Mellon Starts ACH Conversion Service for Businesses

Mellon Financial Corp. is offering to convert check images into automated clearing house payments for businesses that are using its remote deposit services.

The Pittsburgh banking company said one customer, the Princeton, N.J., nonprofit Educational Testing Service, is using the conversion service now, and Mellon plans to offer the service to others.

Thomas M. Meiman, a vice president at Mellon and a product line manager in its cash management unit, Mellon Working Capital Solutions, said that ETS receives mostly consumer checks, which are eligible for conversion into ACH payments under the accounts receivable conversion format.

However, it also receives some checks from businesses, such as those paying for employees' continuing education. Such checks, which are not eligible for ARC, will continue to be cleared through image replacement documents.

The service is "a convenience to the customer," Mr. Meiman said in an interview Thursday. "The idea is to have the solution be transparent to them."

Mellon, which exited the retail banking business in 2001, began testing remote capture 18 months ago, he said.

It has not rushed into image exchange, though it is developing image-processing capabilities. Mr. Meiman said most of its corporate customers receive their checks back through controlled disbursement, and float remains "a very important feature to many of our customers." Image exchange likely would accelerate clearing and cut into their float revenue.

Bob Meara, a senior analyst at the Boston research and consulting firm Celent LLC, said other banking companies are likely to introduce similar capabilities. Remote deposit was one of the first products to take advantage of check imaging.

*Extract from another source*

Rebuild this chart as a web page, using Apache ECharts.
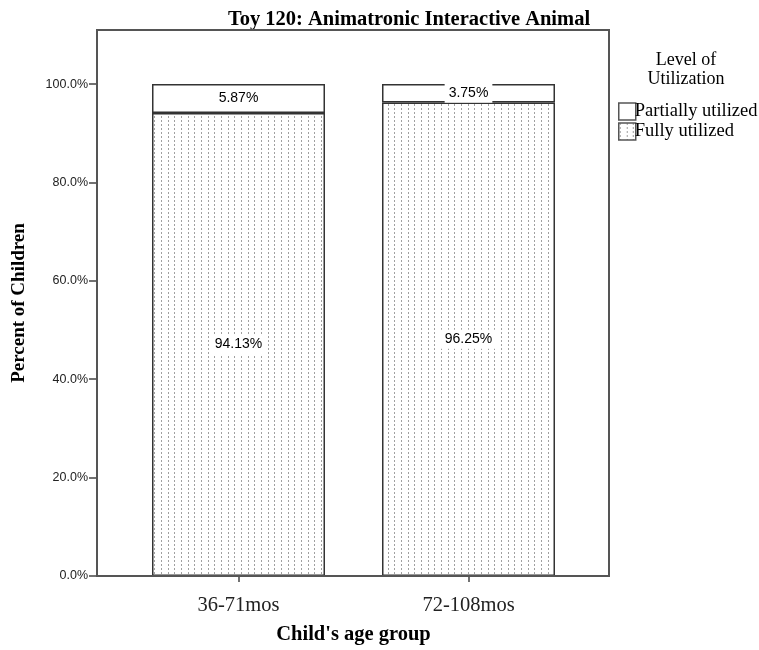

"It was not particularly efficient, but it allowed them to get to market quickly," he said.

Mr. Meiman predicted that within 18 to 24 months, Mellon would be separating ARC-eligible items from its customers' other remote-deposit images, clearing the images where it could, and reducing the number of IRDs.

"Banks have never needed their float managers the way they need them today," he said. "The number of variables that need to be considered in effecting an efficient clearing strategy has grown exponentially in the last two years."